The role of technology in early childhood education is significant in the knowledge society where young children enter the early years learning environment with varying degrees of ICT capability.
ICT can be used by:
- Children to play and learn with;
- Children and early childhood teachers to use together to scaffold learning;
- Children and early childhood teachers to document and reflect on learning experiences and to share learning experiences.
Why have an ICT Policy?
There are several key reasons why an ICT policy document is important to the early childhood learning setting. All of the following stem from the above facts about the role of technology in early childhood education.
- To guide planning.
- To inform teachers what is expected of them and children.
- To identify resource needs.
They also help to demonstrate a school’s intentions for children’s learning with and in ICT. Through a whole school policy, effective progression and continuity in a child’s ICT capability can take shape.
The ICT policy should reflect what is needed to extend children’s ICT capability and ICT literacy in their early childhood education.
It should also reflect elements addressed in the Statement on Young Children and Digital Technologies.
Another aspect which you need to address in the ICT policy for early childhood education is the explanation of how the school or centre will meet the national curriculum guidelines for ICT in the Foundation stages of Level 1 and 2.
Additionally this will also need to contain the ICT experiences you would expect children to have in the Foundation stage and how this will address the goals of the Early Years Learning Framework.

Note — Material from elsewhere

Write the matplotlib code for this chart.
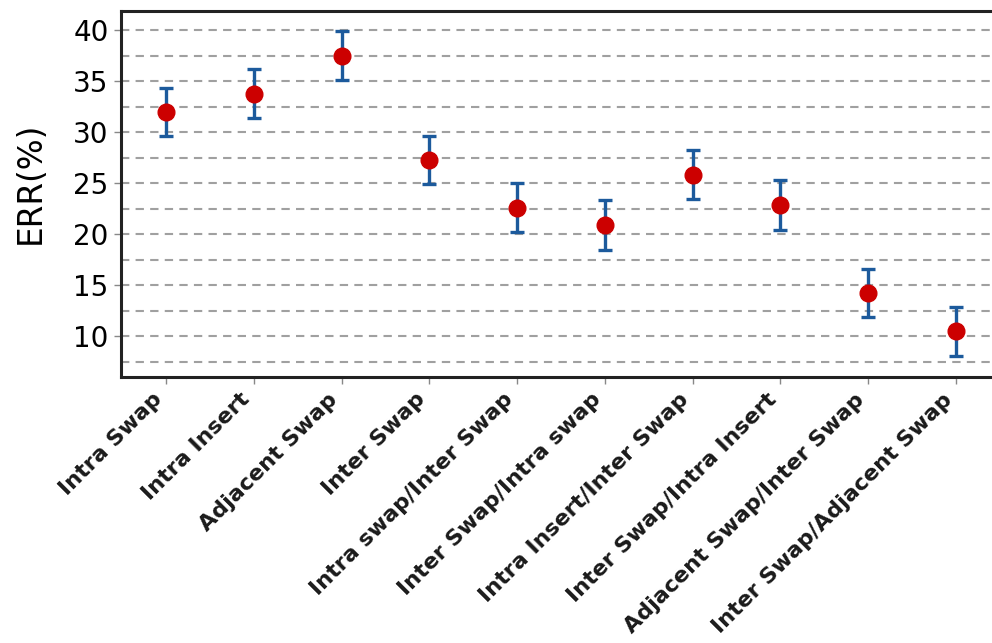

There are two outcomes that features the use of ICT in early childhood learning experiences. Outcome 4.4 is to do with children being confident and involved learners when they use ICT to investigate and problem solve. This is promoted by early childhood teachers when they develop their own confidence with technologies. Outcome 5.4 does focus more on ICT use by children and therefore, there are many examples when this is evident in the following ways:
- Identify the uses of technologies in everyday life and use real or imaginary technologies as props in their play
- Use information and communication technologies to access images and information, explore diverse perspectives and make sense of their world
- Use information and communication technologies as tools for designing, drawing, editing, reflecting and composing
- Engage with technology for fun and to make meaning
Provisions for the use of ICT in the teaching and learning of literacy and language development in early childhood also needs to be included.
For example, one of the main goals of early childhood teachers, whether they be in preschool or kindergarten, is to establish a baseline for a child’s ICT capability by seeking answers in relation to a child’s use of ICT at home. Thereafter, develop a plan to promote these capabilities in learning and play.
If early childhood learning environment is part of a P-6 or P-12 educational landscape, then the ICT policy should also form part of the whole school approach to developing ICT capability and ICT literacy starting in primary school.